▸ **WHAT IS REQUIRED**: Among the entries that follow, the required portion opens with the line containing "Emit a web page" and closes with the line containing "minorTicks = [51, 49, 47, 45, 43, 41, 39, 37, 35];". Give that portion again exactly, and nothing else.

▸ **PROVIDED DATA**:
-*-

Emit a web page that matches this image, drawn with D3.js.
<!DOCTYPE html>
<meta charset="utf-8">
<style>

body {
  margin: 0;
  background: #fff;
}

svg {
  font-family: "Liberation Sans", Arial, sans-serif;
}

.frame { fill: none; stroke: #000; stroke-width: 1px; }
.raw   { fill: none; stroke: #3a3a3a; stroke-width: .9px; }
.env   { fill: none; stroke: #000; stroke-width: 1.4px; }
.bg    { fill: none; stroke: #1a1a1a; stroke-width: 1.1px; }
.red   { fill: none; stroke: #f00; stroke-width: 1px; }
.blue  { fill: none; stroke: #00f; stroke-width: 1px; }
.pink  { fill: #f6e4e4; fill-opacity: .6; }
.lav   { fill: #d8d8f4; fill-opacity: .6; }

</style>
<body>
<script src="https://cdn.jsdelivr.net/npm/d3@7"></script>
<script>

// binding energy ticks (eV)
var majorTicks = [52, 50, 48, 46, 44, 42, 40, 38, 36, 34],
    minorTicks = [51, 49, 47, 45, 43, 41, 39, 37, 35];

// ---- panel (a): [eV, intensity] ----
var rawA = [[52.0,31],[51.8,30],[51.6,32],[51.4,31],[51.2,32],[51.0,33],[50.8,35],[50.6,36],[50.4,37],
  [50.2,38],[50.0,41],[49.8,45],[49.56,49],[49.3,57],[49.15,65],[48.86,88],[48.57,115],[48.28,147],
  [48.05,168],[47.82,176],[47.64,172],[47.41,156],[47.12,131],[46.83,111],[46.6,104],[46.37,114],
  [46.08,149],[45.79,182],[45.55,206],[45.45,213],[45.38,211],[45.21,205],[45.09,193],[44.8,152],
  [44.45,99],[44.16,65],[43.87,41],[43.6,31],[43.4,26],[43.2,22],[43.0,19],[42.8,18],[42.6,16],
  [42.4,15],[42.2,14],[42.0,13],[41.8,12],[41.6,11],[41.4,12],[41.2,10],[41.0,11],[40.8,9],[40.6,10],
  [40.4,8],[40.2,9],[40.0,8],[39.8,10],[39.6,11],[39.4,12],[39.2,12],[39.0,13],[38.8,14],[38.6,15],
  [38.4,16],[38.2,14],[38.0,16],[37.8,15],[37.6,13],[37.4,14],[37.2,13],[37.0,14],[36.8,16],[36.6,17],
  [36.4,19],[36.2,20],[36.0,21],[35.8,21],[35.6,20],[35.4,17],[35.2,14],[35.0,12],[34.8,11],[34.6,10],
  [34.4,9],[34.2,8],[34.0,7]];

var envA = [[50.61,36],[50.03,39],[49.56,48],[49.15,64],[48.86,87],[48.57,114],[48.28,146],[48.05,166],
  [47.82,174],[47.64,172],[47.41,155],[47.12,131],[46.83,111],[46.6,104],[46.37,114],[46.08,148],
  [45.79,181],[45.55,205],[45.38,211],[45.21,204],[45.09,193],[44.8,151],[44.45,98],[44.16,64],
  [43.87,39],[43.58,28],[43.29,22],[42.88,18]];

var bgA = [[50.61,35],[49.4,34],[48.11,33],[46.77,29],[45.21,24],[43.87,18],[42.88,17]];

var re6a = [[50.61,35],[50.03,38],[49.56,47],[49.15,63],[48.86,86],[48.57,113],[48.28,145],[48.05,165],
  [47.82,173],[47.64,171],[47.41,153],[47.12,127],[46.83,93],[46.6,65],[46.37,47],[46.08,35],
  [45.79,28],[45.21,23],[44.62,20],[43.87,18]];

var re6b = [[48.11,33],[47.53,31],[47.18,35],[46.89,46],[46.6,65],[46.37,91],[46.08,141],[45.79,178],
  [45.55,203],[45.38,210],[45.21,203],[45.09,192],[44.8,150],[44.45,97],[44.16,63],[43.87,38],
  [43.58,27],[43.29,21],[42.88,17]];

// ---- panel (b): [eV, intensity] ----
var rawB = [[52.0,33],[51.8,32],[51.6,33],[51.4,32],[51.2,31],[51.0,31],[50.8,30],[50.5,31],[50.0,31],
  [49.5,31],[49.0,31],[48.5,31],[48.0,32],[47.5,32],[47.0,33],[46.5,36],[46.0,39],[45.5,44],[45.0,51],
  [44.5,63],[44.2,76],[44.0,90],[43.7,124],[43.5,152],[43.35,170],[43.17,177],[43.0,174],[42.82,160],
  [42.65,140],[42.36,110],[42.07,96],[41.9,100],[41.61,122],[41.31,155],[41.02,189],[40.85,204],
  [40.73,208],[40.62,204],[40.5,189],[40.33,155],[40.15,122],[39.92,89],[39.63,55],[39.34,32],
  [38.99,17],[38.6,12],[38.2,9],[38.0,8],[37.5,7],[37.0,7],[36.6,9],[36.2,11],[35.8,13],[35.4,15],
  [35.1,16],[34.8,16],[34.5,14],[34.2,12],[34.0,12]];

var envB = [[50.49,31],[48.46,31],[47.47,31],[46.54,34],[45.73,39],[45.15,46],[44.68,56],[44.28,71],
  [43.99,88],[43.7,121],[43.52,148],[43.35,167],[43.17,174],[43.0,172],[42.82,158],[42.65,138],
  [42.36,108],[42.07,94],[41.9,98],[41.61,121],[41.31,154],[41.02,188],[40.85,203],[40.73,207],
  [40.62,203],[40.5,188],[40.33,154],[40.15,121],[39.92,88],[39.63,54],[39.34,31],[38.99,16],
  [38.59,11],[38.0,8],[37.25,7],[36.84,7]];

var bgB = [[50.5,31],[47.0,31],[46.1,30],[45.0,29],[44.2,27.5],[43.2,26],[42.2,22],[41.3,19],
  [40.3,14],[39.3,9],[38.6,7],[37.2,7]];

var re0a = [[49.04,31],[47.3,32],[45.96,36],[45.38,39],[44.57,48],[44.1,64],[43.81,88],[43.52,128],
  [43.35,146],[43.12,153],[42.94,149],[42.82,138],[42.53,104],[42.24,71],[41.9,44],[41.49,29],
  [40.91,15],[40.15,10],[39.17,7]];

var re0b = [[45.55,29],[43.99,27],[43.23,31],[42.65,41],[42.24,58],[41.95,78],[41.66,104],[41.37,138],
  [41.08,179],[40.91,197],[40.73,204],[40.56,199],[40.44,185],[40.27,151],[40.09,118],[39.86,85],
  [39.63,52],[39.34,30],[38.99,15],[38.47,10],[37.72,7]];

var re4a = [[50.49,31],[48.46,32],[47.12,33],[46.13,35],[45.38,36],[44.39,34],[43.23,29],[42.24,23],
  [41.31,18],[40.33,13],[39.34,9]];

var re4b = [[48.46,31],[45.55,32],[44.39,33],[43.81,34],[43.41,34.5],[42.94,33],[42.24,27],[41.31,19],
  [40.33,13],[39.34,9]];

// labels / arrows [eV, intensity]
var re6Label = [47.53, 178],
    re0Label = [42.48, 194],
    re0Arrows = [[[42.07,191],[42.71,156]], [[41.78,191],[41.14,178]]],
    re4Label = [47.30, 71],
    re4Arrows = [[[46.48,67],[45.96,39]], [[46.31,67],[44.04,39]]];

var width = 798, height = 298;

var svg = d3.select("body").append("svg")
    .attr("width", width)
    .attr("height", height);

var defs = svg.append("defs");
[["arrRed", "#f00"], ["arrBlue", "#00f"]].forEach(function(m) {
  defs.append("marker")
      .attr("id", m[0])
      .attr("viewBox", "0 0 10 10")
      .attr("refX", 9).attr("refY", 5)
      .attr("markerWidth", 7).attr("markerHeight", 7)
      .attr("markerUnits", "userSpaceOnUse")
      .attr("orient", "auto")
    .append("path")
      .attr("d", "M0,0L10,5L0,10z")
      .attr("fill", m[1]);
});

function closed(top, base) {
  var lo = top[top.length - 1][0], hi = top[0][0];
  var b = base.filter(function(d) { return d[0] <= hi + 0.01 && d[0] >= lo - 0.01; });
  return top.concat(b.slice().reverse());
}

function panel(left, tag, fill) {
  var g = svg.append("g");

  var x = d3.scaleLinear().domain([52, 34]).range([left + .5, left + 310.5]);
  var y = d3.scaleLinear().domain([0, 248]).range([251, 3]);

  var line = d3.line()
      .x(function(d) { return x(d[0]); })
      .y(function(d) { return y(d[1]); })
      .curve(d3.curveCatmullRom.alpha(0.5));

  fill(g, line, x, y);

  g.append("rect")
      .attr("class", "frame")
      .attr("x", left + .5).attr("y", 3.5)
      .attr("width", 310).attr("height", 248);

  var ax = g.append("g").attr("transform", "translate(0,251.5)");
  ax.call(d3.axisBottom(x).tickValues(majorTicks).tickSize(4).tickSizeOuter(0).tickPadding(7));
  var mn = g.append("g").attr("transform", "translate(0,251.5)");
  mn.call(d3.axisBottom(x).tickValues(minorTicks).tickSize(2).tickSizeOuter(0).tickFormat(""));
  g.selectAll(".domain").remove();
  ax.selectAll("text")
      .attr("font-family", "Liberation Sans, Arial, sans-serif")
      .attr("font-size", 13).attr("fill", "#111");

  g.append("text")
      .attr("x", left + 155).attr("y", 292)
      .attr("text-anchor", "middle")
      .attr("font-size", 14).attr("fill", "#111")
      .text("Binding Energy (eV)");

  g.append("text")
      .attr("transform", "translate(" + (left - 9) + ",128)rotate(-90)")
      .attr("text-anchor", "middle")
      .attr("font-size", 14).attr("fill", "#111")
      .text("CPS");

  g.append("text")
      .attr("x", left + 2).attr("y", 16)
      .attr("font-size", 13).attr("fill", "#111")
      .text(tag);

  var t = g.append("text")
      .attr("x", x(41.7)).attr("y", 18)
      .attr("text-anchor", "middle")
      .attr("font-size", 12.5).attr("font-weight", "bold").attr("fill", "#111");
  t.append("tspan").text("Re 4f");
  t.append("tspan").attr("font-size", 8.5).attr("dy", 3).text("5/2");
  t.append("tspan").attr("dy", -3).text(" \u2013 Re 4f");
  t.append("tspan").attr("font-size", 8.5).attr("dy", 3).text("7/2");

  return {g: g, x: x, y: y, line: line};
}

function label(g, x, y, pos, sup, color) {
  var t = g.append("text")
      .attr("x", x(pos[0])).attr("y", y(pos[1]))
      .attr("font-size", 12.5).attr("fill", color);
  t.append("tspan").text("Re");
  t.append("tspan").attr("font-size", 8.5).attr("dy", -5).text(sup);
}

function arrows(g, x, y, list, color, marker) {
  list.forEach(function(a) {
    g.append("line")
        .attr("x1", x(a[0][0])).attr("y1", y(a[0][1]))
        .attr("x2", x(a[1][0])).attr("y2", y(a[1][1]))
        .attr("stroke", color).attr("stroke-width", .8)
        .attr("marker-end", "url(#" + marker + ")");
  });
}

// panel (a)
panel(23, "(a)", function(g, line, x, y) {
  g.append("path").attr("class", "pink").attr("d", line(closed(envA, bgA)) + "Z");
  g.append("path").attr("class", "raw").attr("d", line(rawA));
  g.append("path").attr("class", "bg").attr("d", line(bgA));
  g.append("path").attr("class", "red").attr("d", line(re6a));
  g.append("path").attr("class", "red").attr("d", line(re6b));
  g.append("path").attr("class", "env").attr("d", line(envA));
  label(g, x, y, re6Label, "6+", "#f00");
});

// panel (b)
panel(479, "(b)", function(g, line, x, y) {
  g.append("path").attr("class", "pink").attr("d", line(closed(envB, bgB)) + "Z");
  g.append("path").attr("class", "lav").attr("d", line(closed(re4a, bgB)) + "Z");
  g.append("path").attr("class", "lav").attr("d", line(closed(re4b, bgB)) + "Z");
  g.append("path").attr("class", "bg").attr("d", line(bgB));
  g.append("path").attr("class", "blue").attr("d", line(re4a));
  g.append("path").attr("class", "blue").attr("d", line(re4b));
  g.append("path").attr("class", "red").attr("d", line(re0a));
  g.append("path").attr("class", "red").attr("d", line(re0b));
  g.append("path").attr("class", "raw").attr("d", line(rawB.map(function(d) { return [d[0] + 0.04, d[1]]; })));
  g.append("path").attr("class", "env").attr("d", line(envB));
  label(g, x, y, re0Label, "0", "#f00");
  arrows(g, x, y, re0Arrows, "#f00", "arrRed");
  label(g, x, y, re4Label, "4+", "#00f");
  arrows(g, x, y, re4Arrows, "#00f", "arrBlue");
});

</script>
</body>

-*-

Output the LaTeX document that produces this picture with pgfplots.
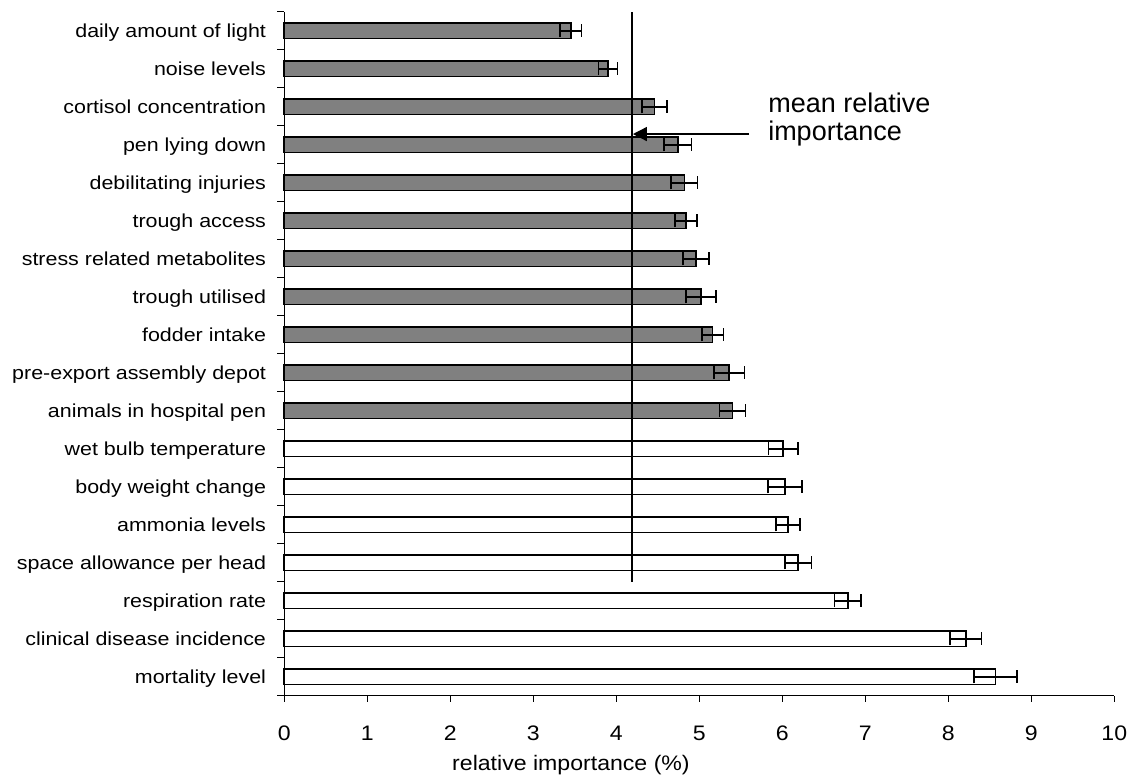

-*-

▸ **CORRECT OUTPUT**:
Emit a web page that matches this image, drawn with D3.js.
<!DOCTYPE html>
<meta charset="utf-8">
<style>

body {
  margin: 0;
  background: #fff;
}

svg {
  font-family: "Liberation Sans", Arial, sans-serif;
}

.frame { fill: none; stroke: #000; stroke-width: 1px; }
.raw   { fill: none; stroke: #3a3a3a; stroke-width: .9px; }
.env   { fill: none; stroke: #000; stroke-width: 1.4px; }
.bg    { fill: none; stroke: #1a1a1a; stroke-width: 1.1px; }
.red   { fill: none; stroke: #f00; stroke-width: 1px; }
.blue  { fill: none; stroke: #00f; stroke-width: 1px; }
.pink  { fill: #f6e4e4; fill-opacity: .6; }
.lav   { fill: #d8d8f4; fill-opacity: .6; }

</style>
<body>
<script src="https://cdn.jsdelivr.net/npm/d3@7"></script>
<script>

// binding energy ticks (eV)
var majorTicks = [52, 50, 48, 46, 44, 42, 40, 38, 36, 34],
    minorTicks = [51, 49, 47, 45, 43, 41, 39, 37, 35];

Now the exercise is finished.